On the microscopic length scale, the matrix was idealised as homogeneous pearlite, which behaves isotropically with non-linear hardening in the sense of the $J_2$ plasticity theory. Graphite has transversely isotropic material properties both in terms of mechanics and in terms of thermal conductivity. To illustrate the low load capacity of graphite, when weak metallic bonds between the basal planes are stressed, the stiffness tensor of the particles is degraded by a function, dependent on their volume changes. This made it possible to reproduce the tension–compression stress–strain asymmetry, typical for cast iron with lamellar graphite, as well as other important characteristics on the mesoscopic length scale. By taking geometric non-linearities into account, it would be possible to improve the mechanical models.

The developed model was applied in a large simulation study. The study included statistical volume elements of the graphite morphologies GJL-150 and IA2 to IA5, with 10, 11 and 12 $\mathrm{v}.-\%$ of graphite precipitations, respectively, for a temperature range from 20 to 750 ${}^{\circ }\mathrm{C}$. Statistical volume elements were only used because of the computing time. Ideally, however, representative volume elements should be used. Moment-free tensile and compression tests served as mechanical load for the simulations. All material parameters used for the microscopic models refer to established values in the literature.

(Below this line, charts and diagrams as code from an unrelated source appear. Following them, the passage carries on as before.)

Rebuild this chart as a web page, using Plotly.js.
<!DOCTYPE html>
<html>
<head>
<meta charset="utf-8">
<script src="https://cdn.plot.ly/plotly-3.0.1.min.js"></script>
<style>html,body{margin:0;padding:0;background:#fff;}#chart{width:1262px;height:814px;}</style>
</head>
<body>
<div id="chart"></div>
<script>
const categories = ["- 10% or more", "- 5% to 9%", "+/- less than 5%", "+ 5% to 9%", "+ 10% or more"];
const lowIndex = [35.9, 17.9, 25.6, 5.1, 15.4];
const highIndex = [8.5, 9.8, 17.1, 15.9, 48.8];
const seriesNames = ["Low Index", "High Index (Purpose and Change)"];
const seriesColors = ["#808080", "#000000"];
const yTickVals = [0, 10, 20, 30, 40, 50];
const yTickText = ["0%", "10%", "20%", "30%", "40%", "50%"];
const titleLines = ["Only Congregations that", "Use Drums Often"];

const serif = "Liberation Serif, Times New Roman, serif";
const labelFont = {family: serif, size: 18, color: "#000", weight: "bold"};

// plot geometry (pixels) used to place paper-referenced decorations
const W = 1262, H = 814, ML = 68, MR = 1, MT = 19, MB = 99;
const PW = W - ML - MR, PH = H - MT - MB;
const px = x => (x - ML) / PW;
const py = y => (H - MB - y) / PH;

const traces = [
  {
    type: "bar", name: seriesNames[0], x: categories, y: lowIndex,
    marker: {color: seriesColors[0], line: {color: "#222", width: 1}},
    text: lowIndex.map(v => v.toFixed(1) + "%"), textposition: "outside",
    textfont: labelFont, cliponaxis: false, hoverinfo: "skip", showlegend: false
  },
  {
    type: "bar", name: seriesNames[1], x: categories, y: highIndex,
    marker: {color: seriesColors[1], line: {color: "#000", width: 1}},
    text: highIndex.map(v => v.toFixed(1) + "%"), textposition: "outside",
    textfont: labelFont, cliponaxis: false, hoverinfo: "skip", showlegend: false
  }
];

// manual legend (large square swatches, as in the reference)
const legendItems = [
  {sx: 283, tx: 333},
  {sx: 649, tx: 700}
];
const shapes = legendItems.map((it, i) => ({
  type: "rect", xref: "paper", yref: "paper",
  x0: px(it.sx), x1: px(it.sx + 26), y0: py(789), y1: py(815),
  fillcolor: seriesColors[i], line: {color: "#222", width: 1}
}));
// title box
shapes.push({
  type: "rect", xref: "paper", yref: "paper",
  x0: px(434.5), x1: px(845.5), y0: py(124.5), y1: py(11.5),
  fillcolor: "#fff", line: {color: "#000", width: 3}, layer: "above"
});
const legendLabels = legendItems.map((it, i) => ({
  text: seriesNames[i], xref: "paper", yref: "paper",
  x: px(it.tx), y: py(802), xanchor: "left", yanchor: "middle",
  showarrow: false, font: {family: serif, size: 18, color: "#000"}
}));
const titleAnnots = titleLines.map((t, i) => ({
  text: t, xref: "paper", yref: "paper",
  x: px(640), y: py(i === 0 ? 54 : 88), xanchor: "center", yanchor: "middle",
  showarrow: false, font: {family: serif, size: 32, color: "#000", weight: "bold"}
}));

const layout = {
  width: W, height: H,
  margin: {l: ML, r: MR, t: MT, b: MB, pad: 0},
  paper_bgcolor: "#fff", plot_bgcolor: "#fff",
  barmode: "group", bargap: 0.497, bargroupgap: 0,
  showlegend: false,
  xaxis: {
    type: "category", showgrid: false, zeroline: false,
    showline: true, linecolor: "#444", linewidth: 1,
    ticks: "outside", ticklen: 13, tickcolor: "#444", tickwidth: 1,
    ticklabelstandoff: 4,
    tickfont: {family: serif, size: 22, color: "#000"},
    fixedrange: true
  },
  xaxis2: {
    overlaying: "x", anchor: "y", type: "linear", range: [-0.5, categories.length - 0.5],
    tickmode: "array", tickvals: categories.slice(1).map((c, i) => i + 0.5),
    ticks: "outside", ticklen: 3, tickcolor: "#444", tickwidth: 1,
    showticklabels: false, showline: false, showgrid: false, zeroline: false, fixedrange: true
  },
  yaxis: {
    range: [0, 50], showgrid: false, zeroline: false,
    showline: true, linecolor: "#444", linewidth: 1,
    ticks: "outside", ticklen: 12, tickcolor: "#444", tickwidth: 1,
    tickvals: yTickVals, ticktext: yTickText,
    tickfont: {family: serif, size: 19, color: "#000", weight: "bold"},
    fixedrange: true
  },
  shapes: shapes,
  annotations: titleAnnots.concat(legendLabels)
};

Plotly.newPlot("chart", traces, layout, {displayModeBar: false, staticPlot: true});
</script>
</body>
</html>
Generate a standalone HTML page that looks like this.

In accordance with conventional theories, the results of the study illustrate that the computational approaches are able to predict reliable material quantities such as Young’s moduli, Poisson’s ratios, yield strengths and thermal conductivities. With respect to the morphology of graphite, the sensitivity of the macroscopic material behaviour is plausible. However, in the absence of meaningful experimental results, quantitative validation of the results is not possible. In the future, attempts could be made to assess the results quantitatively, which would require appropriate experiments to be carried out.

From the simulation results, it can be concluded how the macroscopic mechanical material properties change compared to the thermal conductivity as a function of the morphology of the graphite particles of cast iron with lamellar graphite in a wide temperature range. This allows a suitable graphite morphology to be selected for specific applications. The correlation between the morphology classes defined in EN ISO 945-1 [17] and the macroscopic material properties can only be achieved via “synthetic methods” to generate simulation domains with complex graphite morphologies, since this allows a direct reference to real cast iron microstructures. Using experimentally generated simulation domains or unit cell approaches to create such a correlation catalog is not likely to be feasible, as it would either be too expensive or difficult to make analogies to real materials.

The methodology developed here offers a potential avenue for investigating other materials, such as cast iron with vermicular graphite, steels or fibre-reinforced composites.